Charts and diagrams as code
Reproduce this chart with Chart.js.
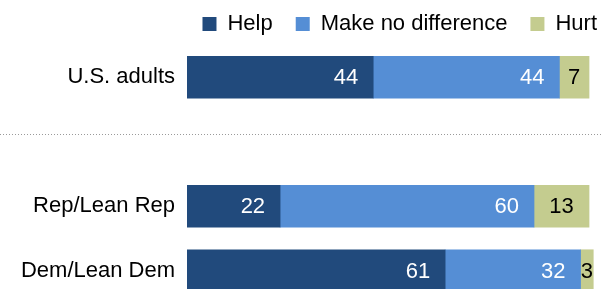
<!DOCTYPE html>
<html>
<head>
<meta charset="utf-8">
<script src="https://cdn.jsdelivr.net/npm/chart.js@4/dist/chart.umd.min.js"></script>
<style>
  html, body { margin: 0; padding: 0; background: #fff; overflow: hidden; }
  canvas { display: block; }
</style>
</head>
<body>
<canvas id="chart" width="603" height="303"></canvas>
<script>
// categories (the blank one makes the gap under the dotted line)
const categories = ["U.S. adults", "", "Rep/Lean Rep", "Dem/Lean Dem"];
const seriesNames = ["Help", "Make no difference", "Hurt"];
const help = [44, null, 22, 61];
const noDifference = [44, null, 60, 32];
const hurt = [7, null, 13, 3];

const colors = ["#214a7c", "#558ed5", "#c4cc8f"];
const font = "'Liberation Sans', Arial, sans-serif";

// labels inside the bars
const barLabels = {
  id: "barLabels",
  afterDatasetsDraw(chart) {
    const ctx = chart.ctx;
    ctx.save();
    ctx.font = "22px " + font;
    ctx.textBaseline = "middle";
    chart.data.datasets.forEach((ds, i) => {
      const meta = chart.getDatasetMeta(i);
      meta.data.forEach((bar, j) => {
        const v = ds.data[j];
        if (v == null) return;
        if (i === 2) {
          ctx.textAlign = "center";
          ctx.fillStyle = "#000";
          ctx.fillText(v, (bar.x + bar.base) / 2, bar.y + 1);
        } else {
          ctx.textAlign = "right";
          ctx.fillStyle = "#fff";
          ctx.fillText(v, bar.x - 15, bar.y + 1);
        }
      });
    });
    ctx.restore();
  }
};

// dotted separator between the total and the party rows
const separator = {
  id: "separator",
  beforeDatasetsDraw(chart) {
    const ctx = chart.ctx;
    const y = Math.round(chart.scales.y.getPixelForValue(0.875)) + 0.5;
    ctx.save();
    ctx.strokeStyle = "#9a9a9a";
    ctx.lineWidth = 1;
    ctx.setLineDash([1, 2]);
    ctx.beginPath();
    ctx.moveTo(0, y);
    ctx.lineTo(chart.width, y);
    ctx.stroke();
    ctx.restore();
  }
};

document.addEventListener("DOMContentLoaded", () => {
  const ctx = document.getElementById("chart").getContext("2d");
  new Chart(ctx, {
    type: "bar",
    data: {
      labels: categories,
      datasets: [help, noDifference, hurt].map((d, i) => ({
        label: seriesNames[i],
        data: d,
        backgroundColor: colors[i],
        borderWidth: 0,
        barThickness: 42,
      })),
    },
    options: {
      indexAxis: "y",
      responsive: false,
      animation: false,
      layout: { padding: { top: -10, right: -17, left: 0, bottom: 0 } },
      plugins: {
        legend: {
          position: "top",
          align: "end",
          labels: {
            boxWidth: 14,
            boxHeight: 14,
            padding: 23,
            color: "#000",
            font: { family: font, size: 22 },
          },
        },
        tooltip: { enabled: false },
      },
      scales: {
        x: {
          stacked: true,
          min: 0,
          max: 98.3,
          display: false,
        },
        y: {
          stacked: true,
          grid: { display: false, drawTicks: false },
          border: { display: false },
          ticks: {
            padding: 12,
            color: "#000",
            font: { family: font, size: 22 },
          },
          afterFit(scale) {
            scale.width = 187;
            scale.paddingTop = 0;
            scale.paddingBottom = 0;
          },
        },
      },
    },
    plugins: [separator, barLabels],
  });
});
</script>
</body>
</html>
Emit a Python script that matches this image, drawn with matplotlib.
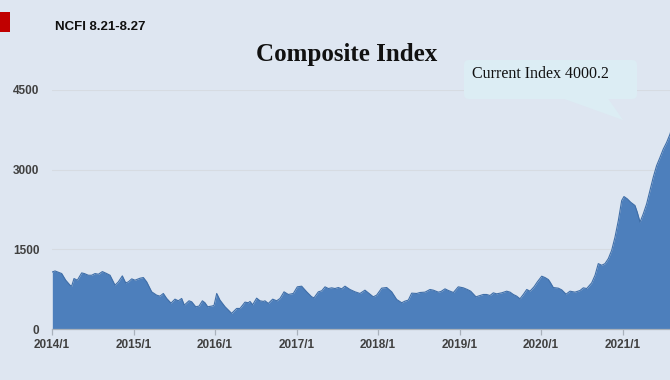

### [WRITTEN INSTRUCTION]
Exclude the pictures, and transcribe all of the material exactly.

### [EXPECTED ANSWER]
Reproduce this chart with Chart.js.
<!DOCTYPE html>
<html>
<head>
<meta charset="utf-8">
<script src="https://cdn.jsdelivr.net/npm/chart.js@4/dist/chart.umd.min.js"></script>
<style>
  html, body { margin: 0; padding: 0; background: #fff; overflow: hidden; }
  canvas { display: block; }
</style>
</head>
<body>
<canvas id="chart" width="603" height="303"></canvas>
<script>
// categories (the blank one makes the gap under the dotted line)
const categories = ["U.S. adults", "", "Rep/Lean Rep", "Dem/Lean Dem"];
const seriesNames = ["Help", "Make no difference", "Hurt"];
const help = [44, null, 22, 61];
const noDifference = [44, null, 60, 32];
const hurt = [7, null, 13, 3];

const colors = ["#214a7c", "#558ed5", "#c4cc8f"];
const font = "'Liberation Sans', Arial, sans-serif";

// labels inside the bars
const barLabels = {
  id: "barLabels",
  afterDatasetsDraw(chart) {
    const ctx = chart.ctx;
    ctx.save();
    ctx.font = "22px " + font;
    ctx.textBaseline = "middle";
    chart.data.datasets.forEach((ds, i) => {
      const meta = chart.getDatasetMeta(i);
      meta.data.forEach((bar, j) => {
        const v = ds.data[j];
        if (v == null) return;
        if (i === 2) {
          ctx.textAlign = "center";
          ctx.fillStyle = "#000";
          ctx.fillText(v, (bar.x + bar.base) / 2, bar.y + 1);
        } else {
          ctx.textAlign = "right";
          ctx.fillStyle = "#fff";
          ctx.fillText(v, bar.x - 15, bar.y + 1);
        }
      });
    });
    ctx.restore();
  }
};

// dotted separator between the total and the party rows
const separator = {
  id: "separator",
  beforeDatasetsDraw(chart) {
    const ctx = chart.ctx;
    const y = Math.round(chart.scales.y.getPixelForValue(0.875)) + 0.5;
    ctx.save();
    ctx.strokeStyle = "#9a9a9a";
    ctx.lineWidth = 1;
    ctx.setLineDash([1, 2]);
    ctx.beginPath();
    ctx.moveTo(0, y);
    ctx.lineTo(chart.width, y);
    ctx.stroke();
    ctx.restore();
  }
};

document.addEventListener("DOMContentLoaded", () => {
  const ctx = document.getElementById("chart").getContext("2d");
  new Chart(ctx, {
    type: "bar",
    data: {
      labels: categories,
      datasets: [help, noDifference, hurt].map((d, i) => ({
        label: seriesNames[i],
        data: d,
        backgroundColor: colors[i],
        borderWidth: 0,
        barThickness: 42,
      })),
    },
    options: {
      indexAxis: "y",
      responsive: false,
      animation: false,
      layout: { padding: { top: -10, right: -17, left: 0, bottom: 0 } },
      plugins: {
        legend: {
          position: "top",
          align: "end",
          labels: {
            boxWidth: 14,
            boxHeight: 14,
            padding: 23,
            color: "#000",
            font: { family: font, size: 22 },
          },
        },
        tooltip: { enabled: false },
      },
      scales: {
        x: {
          stacked: true,
          min: 0,
          max: 98.3,
          display: false,
        },
        y: {
          stacked: true,
          grid: { display: false, drawTicks: false },
          border: { display: false },
          ticks: {
            padding: 12,
            color: "#000",
            font: { family: font, size: 22 },
          },
          afterFit(scale) {
            scale.width = 187;
            scale.paddingTop = 0;
            scale.paddingBottom = 0;
          },
        },
      },
    },
    plugins: [separator, barLabels],
  });
});
</script>
</body>
</html>
Emit a Python script that matches this image, drawn with matplotlib.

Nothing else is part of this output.